Reproduce, word for word, the span of lines starting at the line holding "Reproduce this chart with D3.js." and ending at the line holding "0.0002, 0, 0];". Omit every picture.

- - - - -

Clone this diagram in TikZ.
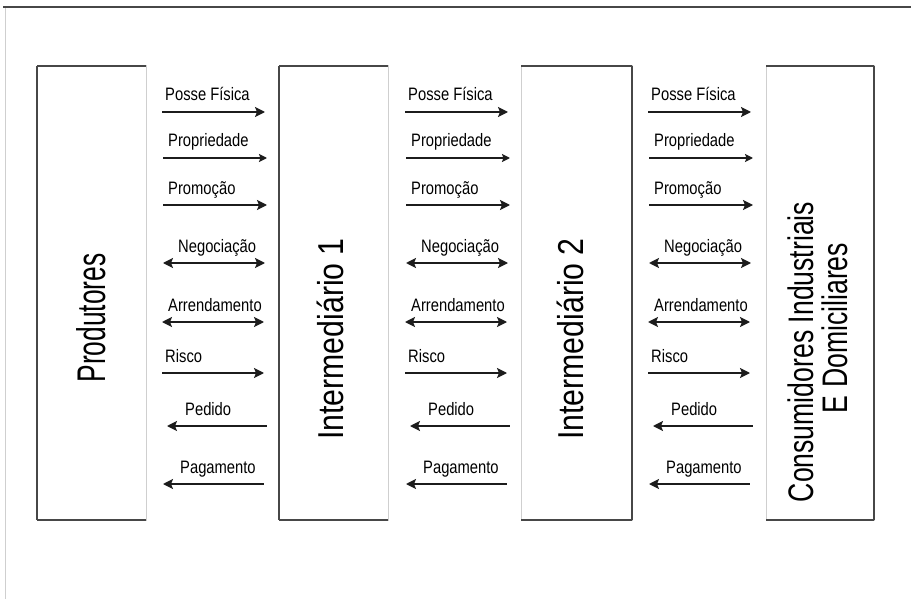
\documentclass[tikz,border=0pt]{standalone}
\usepackage{fontspec}
\setmainfont{Liberation Sans}
\newfontfamily\flowfont[FakeStretch=0.82]{Liberation Sans}
\newfontfamily\prodfont[FakeStretch=0.66]{Liberation Sans}
\newfontfamily\interfont[FakeStretch=0.84]{Liberation Sans}
\newfontfamily\consfont[FakeStretch=0.75]{Liberation Sans}
\usetikzlibrary{arrows.meta}

\definecolor{edgedark}{HTML}{474747}
\definecolor{edgelight}{HTML}{CFCFCF}
\definecolor{ink}{HTML}{1C1C1C}

\begin{document}
\begin{tikzpicture}[x=1pt,y=-1pt,
  stage/.style={draw=edgelight, line width=1pt, minimum height=454pt,
    anchor=north west, inner sep=0pt, outer sep=0pt},
  edgeline/.style={draw=edgedark, line width=1.6pt},
  flow/.style={draw=ink, line width=1.5pt},
  fwd/.style={flow, -{Stealth[length=10pt,width=10pt,inset=2pt]}},
  fwdbold/.style={flow, line width=2.6pt, -{Stealth[length=8pt,width=8pt,inset=1.5pt]}},
  both/.style={flow, {Stealth[length=10pt,width=10pt,inset=2pt]}-{Stealth[length=10pt,width=10pt,inset=2pt]}},
  back/.style={flow, {Stealth[length=10pt,width=10pt,inset=2pt]}-},
  flowlabel/.style={font=\flowfont\fontsize{18}{20}\selectfont, anchor=base west,
    inner sep=0pt, text=black},
  stagename/.style={rotate=90, anchor=base, inner sep=0pt, text=black}
]
\useasboundingbox (0,0) rectangle (911,599);
\fill[white] (0,0) rectangle (911,599);

% page frame
\draw[edgedark, line width=2pt] (3,7.5) -- (911,7.5);
\draw[edgelight, line width=1pt] (5.5,8.5) -- (5.5,599);

% the four stages of the channel
\node[stage, minimum width=109pt] (prod) at (37,66) {};
\node[stage, minimum width=109pt] (int1) at (279,66) {};
\node[stage, minimum width=111pt] (int2) at (521,66) {};
\node[stage, minimum width=108pt] (cons) at (766,66) {};

\foreach \b in {prod,int1,int2,cons} {
  \draw[edgeline] (\b.north west) -- (\b.north east);
  \draw[edgeline] (\b.south west) -- (\b.south east);
}
\draw[edgeline] (prod.north west) -- (prod.south west);
\draw[edgeline] (int1.north west) -- (int1.south west);
\draw[edgeline] (int2.north east) -- (int2.south east);
\draw[edgeline] (cons.north east) -- (cons.south east);

% stage names
\node[stagename, font=\prodfont\fontsize{40}{48}\selectfont] (prodname) at (105,318) {Produtores};
\node[stagename, font=\interfont\fontsize{36}{44}\selectfont] (int1name) at (343,339) {Intermediário 1};
\node[stagename, font=\interfont\fontsize{36}{44}\selectfont] (int2name) at (583,339) {Intermediário 2};
\node[stagename, font=\consfont\fontsize{35.5}{40}\selectfont] (consname) at (813,352) {Consumidores Industriais};
\node[stagename, font=\consfont\fontsize{35.5}{40}\selectfont] (consname2) at (847,328) {E Domiciliares};

% flows between neighbouring stages
\foreach \dx in {0,243,486} {
  \coordinate (pf-s-\dx) at ({162+\dx},112);  \coordinate (pf-e-\dx) at ({265+\dx},112);
  \coordinate (pr-s-\dx) at ({163+\dx},158);  \coordinate (pr-e-\dx) at ({267+\dx},158);
  \coordinate (pm-s-\dx) at ({163+\dx},205);  \coordinate (pm-e-\dx) at ({267+\dx},205);
  \coordinate (ng-s-\dx) at ({163+\dx},263);  \coordinate (ng-e-\dx) at ({265+\dx},263);
  \coordinate (ar-s-\dx) at ({162+\dx},322);  \coordinate (ar-e-\dx) at ({264+\dx},322);
  \coordinate (rs-s-\dx) at ({162+\dx},373);  \coordinate (rs-e-\dx) at ({264+\dx},373);
  \coordinate (pd-s-\dx) at ({167+\dx},426);  \coordinate (pd-e-\dx) at ({267+\dx},426);
  \coordinate (pg-s-\dx) at ({163+\dx},484);  \coordinate (pg-e-\dx) at ({264+\dx},484);

  \draw[fwd]     (pf-s-\dx) -- (pf-e-\dx);
  \draw[fwdbold] (pr-s-\dx) -- (pr-e-\dx);
  \draw[fwd]     (pm-s-\dx) -- (pm-e-\dx);
  \draw[both]    (ng-s-\dx) -- (ng-e-\dx);
  \draw[both]    (ar-s-\dx) -- (ar-e-\dx);
  \draw[fwd]     (rs-s-\dx) -- (rs-e-\dx);
  \draw[back]    (pd-s-\dx) -- (pd-e-\dx);
  \draw[back]    (pg-s-\dx) -- (pg-e-\dx);

  \node[flowlabel] (pf-l-\dx) at ({165+\dx},101) {Posse Física};
  \node[flowlabel] (pr-l-\dx) at ({168+\dx},147) {Propriedade};
  \node[flowlabel] (pm-l-\dx) at ({168+\dx},194) {Promoção};
  \node[flowlabel] (ng-l-\dx) at ({178+\dx},252) {Negociação};
  \node[flowlabel] (ar-l-\dx) at ({168+\dx},311) {Arrendamento};
  \node[flowlabel] (rs-l-\dx) at ({165+\dx},362) {Risco};
  \node[flowlabel] (pd-l-\dx) at ({185+\dx},415) {Pedido};
  \node[flowlabel] (pg-l-\dx) at ({180+\dx},473) {Pagamento};
}
\end{tikzpicture}
\end{document}
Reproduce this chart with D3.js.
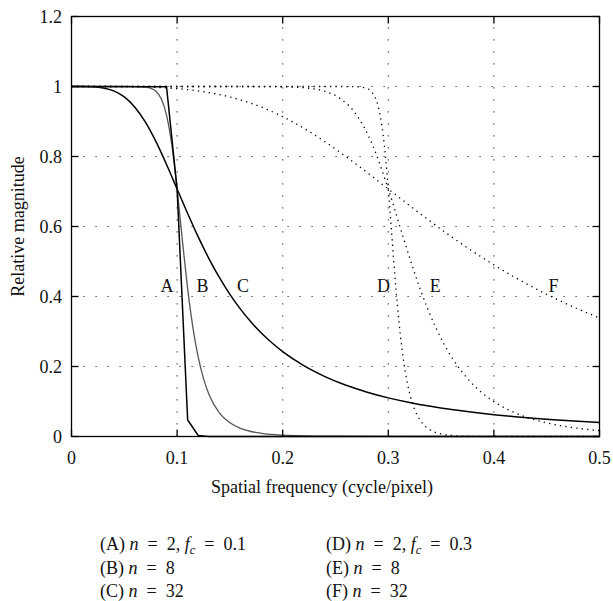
<!DOCTYPE html>
<html><head><meta charset="utf-8">
<script src="https://cdn.jsdelivr.net/npm/d3@7"></script>
<style>
html,body{margin:0;padding:0;background:#fff;}
svg text{font-family:"Liberation Serif","DejaVu Serif",serif;fill:#111;}
</style></head>
<body><svg id="c" width="613" height="601"></svg>
<script>
// ---- data ----
const xTicks = [0, 0.1, 0.2, 0.3, 0.4, 0.5];
const xTickLabels = ["0", "0.1", "0.2", "0.3", "0.4", "0.5"];
const yTicks = [0, 0.2, 0.4, 0.6, 0.8, 1.0, 1.2];
const yTickLabels = ["0", "0.2", "0.4", "0.6", "0.8", "1", "1.2"];

const freqA = [0, 0.09, 0.10, 0.11, 0.12, 0.13, 0.5];
const magA  = [1, 0.9994, 0.7071, 0.0473, 0.0029, 0.0002, 0];

const freqB = [0, 0.05, 0.06, 0.07, 0.075, 0.08, 0.085, 0.09, 0.095, 0.1, 0.105, 0.11, 0.115, 0.12, 0.125, 0.13, 0.14, 0.15, 0.16, 0.17, 0.18, 0.2, 0.22, 0.25, 0.3, 0.4, 0.5];
const magB  = [1, 1, 0.9999, 0.9983, 0.9950, 0.9862, 0.9648, 0.9185, 0.8333, 0.7071, 0.5605, 0.4227, 0.3107, 0.2266, 0.1655, 0.1217, 0.0676, 0.0390, 0.0233, 0.0143, 0.0091, 0.0039, 0.0018, 0.0007, 0.0002, 0, 0];

const freqC = [0, 0.01, 0.02, 0.03, 0.04, 0.05, 0.06, 0.07, 0.08, 0.09, 0.10, 0.11, 0.12, 0.13, 0.14, 0.15, 0.16, 0.17, 0.18, 0.19, 0.20, 0.22, 0.24, 0.26, 0.28, 0.30, 0.32, 0.34, 0.36, 0.38, 0.40, 0.42, 0.44, 0.46, 0.48, 0.50];
const magC  = [1, 1, 0.9992, 0.9960, 0.9874, 0.9701, 0.9409, 0.8980, 0.8423, 0.7771, 0.7071, 0.6372, 0.5704, 0.5092, 0.4545, 0.4061, 0.3639, 0.3270, 0.2949, 0.2670, 0.2425, 0.2023, 0.1711, 0.1463, 0.1266, 0.1104, 0.0972, 0.0862, 0.0769, 0.0691, 0.0624, 0.0566, 0.0516, 0.0472, 0.0434, 0.0400];

const freqD = [0, 0.25, 0.27, 0.28, 0.285, 0.29, 0.295, 0.2975, 0.3, 0.3025, 0.305, 0.31, 0.315, 0.32, 0.325, 0.33, 0.34, 0.35, 0.36, 0.38, 0.4, 0.5];
const magD  = [1, 1, 0.9994, 0.9940, 0.9817, 0.9475, 0.8637, 0.7942, 0.7071, 0.6085, 0.5077, 0.3305, 0.2054, 0.1258, 0.0770, 0.0473, 0.0182, 0.0072, 0.0029, 0.0005, 0.0001, 0];

const freqE = [0, 0.15, 0.18, 0.21, 0.225, 0.24, 0.255, 0.27, 0.285, 0.3, 0.315, 0.33, 0.345, 0.36, 0.375, 0.39, 0.405, 0.42, 0.435, 0.45, 0.465, 0.48, 0.5];
const magE  = [1, 1, 0.9999, 0.9983, 0.9950, 0.9862, 0.9648, 0.9185, 0.8333, 0.7071, 0.5605, 0.4227, 0.3107, 0.2266, 0.1655, 0.1217, 0.0903, 0.0676, 0.0511, 0.0390, 0.0300, 0.0233, 0.0169];

const freqF = [0, 0.03, 0.06, 0.09, 0.12, 0.15, 0.18, 0.21, 0.24, 0.27, 0.3, 0.33, 0.36, 0.39, 0.42, 0.45, 0.48, 0.5];
const magF  = [1, 1, 0.9992, 0.9960, 0.9874, 0.9701, 0.9409, 0.8980, 0.8423, 0.7771, 0.7071, 0.6372, 0.5704, 0.5092, 0.4545, 0.4061, 0.3639, 0.3387];

const curveLabels = ["A", "B", "C", "D", "E", "F"];
const curveLabelX = [0.0905, 0.124, 0.1625, 0.2955, 0.3445, 0.4565];
const curveLabelY = 0.4;

const EQ = "\u2002=\u2002";
const legendLeft = [["(A) ", "n", EQ + "2, ", "f", "c", EQ + "0.1"], ["(B) ", "n", EQ + "8"], ["(C) ", "n", EQ + "32"]];
const legendRight = [["(D) ", "n", EQ + "2, ", "f", "c", EQ + "0.3"], ["(E) ", "n", EQ + "8"], ["(F) ", "n", EQ + "32"]];

// ---- layout ----
const svg = d3.select("#c");
const L = 71.5, R = 599.5, T = 16.5, B = 436.5;
const x = d3.scaleLinear().domain([0, 0.5]).range([L, R]);
const y = d3.scaleLinear().domain([0, 1.2]).range([B, T]);

// grid
const grid = svg.append("g").attr("stroke", "#333").attr("stroke-width", 1.1).attr("stroke-dasharray", "1.2,10.8");
xTicks.slice(1, -1).forEach(v => grid.append("line").attr("x1", x(v)).attr("x2", x(v)).attr("y1", B).attr("y2", T));
yTicks.slice(0, -1).forEach(v => grid.append("line").attr("y1", y(v)).attr("y2", y(v)).attr("x1", L).attr("x2", R));

// curves
function series(fr, mg) { return fr.map((f, i) => [f, mg[i]]); }
const lineLin = d3.line().x(d => x(d[0])).y(d => y(d[1]));
const lineSm = d3.line().x(d => x(d[0])).y(d => y(d[1])).curve(d3.curveMonotoneX);
const g = svg.append("g").attr("fill", "none");
g.append("path").attr("d", lineSm(series(freqF, magF))).attr("stroke", "#000").attr("stroke-width", 1.3).attr("stroke-dasharray", "1.3,4.2");
g.append("path").attr("d", lineSm(series(freqE, magE))).attr("stroke", "#000").attr("stroke-width", 1.3).attr("stroke-dasharray", "1.3,4.2");
g.append("path").attr("d", lineSm(series(freqD, magD))).attr("stroke", "#000").attr("stroke-width", 1.3).attr("stroke-dasharray", "1.3,4.2");
g.append("path").attr("d", lineSm(series(freqC, magC))).attr("stroke", "#000").attr("stroke-width", 1.5);
g.append("path").attr("d", lineSm(series(freqB, magB))).attr("stroke", "#555").attr("stroke-width", 1.3);
g.append("path").attr("d", lineLin(series(freqA, magA))).attr("stroke", "#000").attr("stroke-width", 1.5);

// frame
svg.append("rect").attr("x", L).attr("y", T).attr("width", R - L).attr("height", B - T)
  .attr("fill", "none").attr("stroke", "#000").attr("stroke-width", 1.3);

// ticks (inside)
const tk = svg.append("g").attr("stroke", "#000").attr("stroke-width", 1.3);
xTicks.forEach(v => {
  tk.append("line").attr("x1", x(v)).attr("x2", x(v)).attr("y1", B).attr("y2", B - 7);
  tk.append("line").attr("x1", x(v)).attr("x2", x(v)).attr("y1", T).attr("y2", T + 7);
});
yTicks.forEach(v => {
  tk.append("line").attr("y1", y(v)).attr("y2", y(v)).attr("x1", L).attr("x2", L + 7);
  tk.append("line").attr("y1", y(v)).attr("y2", y(v)).attr("x1", R).attr("x2", R - 7);
});

// tick labels
xTicks.forEach((v, i) => svg.append("text").attr("x", x(v)).attr("y", 464).attr("text-anchor", "middle")
  .attr("font-size", 18).text(xTickLabels[i]));
yTicks.forEach((v, i) => svg.append("text").attr("x", 62).attr("y", y(v) + 6).attr("text-anchor", "end")
  .attr("font-size", 18).text(yTickLabels[i]));

// axis titles
svg.append("text").attr("x", 322).attr("y", 493).attr("text-anchor", "middle").attr("font-size", 18)
  .text("Spatial frequency (cycle/pixel)");
svg.append("text").attr("transform", `translate(24,${(T + B) / 2}) rotate(-90)`).attr("text-anchor", "middle")
  .attr("font-size", 18).text("Relative magnitude");

// curve labels
curveLabels.forEach((s, i) => svg.append("text").attr("x", x(curveLabelX[i])).attr("y", y(curveLabelY) - 5)
  .attr("text-anchor", "middle").attr("font-size", 18).text(s));

// legend
function legendRow(xp, yp, parts) {
  const t = svg.append("text").attr("x", xp).attr("y", yp).attr("font-size", 18);
  parts.forEach((p, j) => {
    const ts = t.append("tspan").text(p);
    if (p === "n" || p === "f") ts.attr("font-style", "italic");
    if (p === "c") ts.attr("font-style", "italic").attr("font-size", 12.5).attr("dy", 4);
    if (j > 0 && parts[j - 1] === "c") ts.attr("dy", -4);
  });
}
legendLeft.forEach((r, i) => legendRow(100, 550 + i * 23.5, r));
legendRight.forEach((r, i) => legendRow(326, 550 + i * 23.5, r));
</script>
</body></html>
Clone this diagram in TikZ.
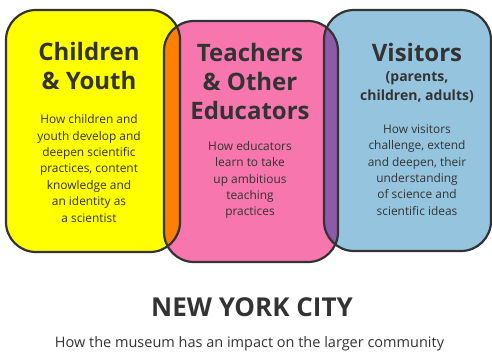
\documentclass[tikz,border=0pt]{standalone}
\usepackage{fontspec}
\setmainfont{Open Sans}
\definecolor{ink}{HTML}{333333}
\definecolor{cyellow}{HTML}{FFFF00}
\definecolor{cpink}{HTML}{F776AE}
\definecolor{cblue}{HTML}{95C5DE}
\definecolor{corange}{HTML}{FF8000}
\definecolor{cpurple}{HTML}{8C5AA6}
\begin{document}
\begin{tikzpicture}[x=1pt,y=-1pt,
  boxline/.style={draw=ink,line width=2.2pt,rounded corners=30pt},
  title/.style={text=ink,align=center,font=\bfseries\fontsize{24}{29}\selectfont,inner sep=0pt},
  sub/.style={text=ink,align=center,font=\bfseries\fontsize{14}{19}\selectfont,inner sep=0pt},
  body/.style={text=ink,align=center,font=\fontsize{11.9}{16.4}\selectfont,inner sep=0pt}]
\useasboundingbox (0,0) rectangle (492,352);
\def\ybox{(6,10) rectangle (180,252)}
\def\pbox{(164,21) rectangle (338,262)}
\def\bbox{(324,10) rectangle (491,251)}
\fill[cyellow,rounded corners=30pt] \ybox;
\fill[cpink,rounded corners=30pt] \pbox;
\fill[cblue,rounded corners=30pt] \bbox;
\begin{scope}
  \clip[rounded corners=30pt] \ybox;
  \fill[corange,rounded corners=30pt] \pbox;
\end{scope}
\begin{scope}
  \clip[rounded corners=30pt] \bbox;
  \fill[cpurple,rounded corners=30pt] \pbox;
\end{scope}
\draw[boxline] \ybox;
\draw[boxline] \pbox;
\draw[boxline] \bbox;
% yellow
\node[title] (yt) at (89,66) {Children\\\& Youth};
\node[body] (yb) at (89,168.5) {How children and\\youth develop and\\deepen scientific\\practices, content\\knowledge and\\an identity as\\a scientist};
% pink
\node[title] (pt) at (250,82) {Teachers\\\& Other\\Educators};
\node[body] (pb) at (250,180) {How educators\\learn to take\\up ambitious\\teaching\\practices};
% blue
\node[title] (bt) at (417,53) {Visitors};
\node[sub] (bs) at (417,87) {(parents,\\children, adults)};
\node[body] (bb) at (417,170) {How visitors\\challenge, extend\\and deepen, their\\understanding\\of science and\\scientific ideas};
% bottom
\node[text=ink,font=\bfseries\fontsize{26}{30}\selectfont,inner sep=0pt] (nyc) at (252,307) {NEW YORK CITY};
\node[text=ink,font=\fontsize{14.5}{17}\selectfont,inner sep=0pt] (imp) at (249.5,344) {How the museum has an impact on the larger community};
\end{tikzpicture}
\end{document}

- - - - -

» **Reply**
Reproduce this chart with D3.js.
<!DOCTYPE html>
<html><head><meta charset="utf-8">
<script src="https://cdn.jsdelivr.net/npm/d3@7"></script>
<style>
html,body{margin:0;padding:0;background:#fff;}
svg text{font-family:"Liberation Serif","DejaVu Serif",serif;fill:#111;}
</style></head>
<body><svg id="c" width="613" height="601"></svg>
<script>
// ---- data ----
const xTicks = [0, 0.1, 0.2, 0.3, 0.4, 0.5];
const xTickLabels = ["0", "0.1", "0.2", "0.3", "0.4", "0.5"];
const yTicks = [0, 0.2, 0.4, 0.6, 0.8, 1.0, 1.2];
const yTickLabels = ["0", "0.2", "0.4", "0.6", "0.8", "1", "1.2"];

const freqA = [0, 0.09, 0.10, 0.11, 0.12, 0.13, 0.5];
const magA  = [1, 0.9994, 0.7071, 0.0473, 0.0029, 0.0002, 0];

const freqB = [0, 0.05, 0.06, 0.07, 0.075, 0.08, 0.085, 0.09, 0.095, 0.1, 0.105, 0.11, 0.115, 0.12, 0.125, 0.13, 0.14, 0.15, 0.16, 0.17, 0.18, 0.2, 0.22, 0.25, 0.3, 0.4, 0.5];
const magB  = [1, 1, 0.9999, 0.9983, 0.9950, 0.9862, 0.9648, 0.9185, 0.8333, 0.7071, 0.5605, 0.4227, 0.3107, 0.2266, 0.1655, 0.1217, 0.0676, 0.0390, 0.0233, 0.0143, 0.0091, 0.0039, 0.0018, 0.0007, 0.0002, 0, 0];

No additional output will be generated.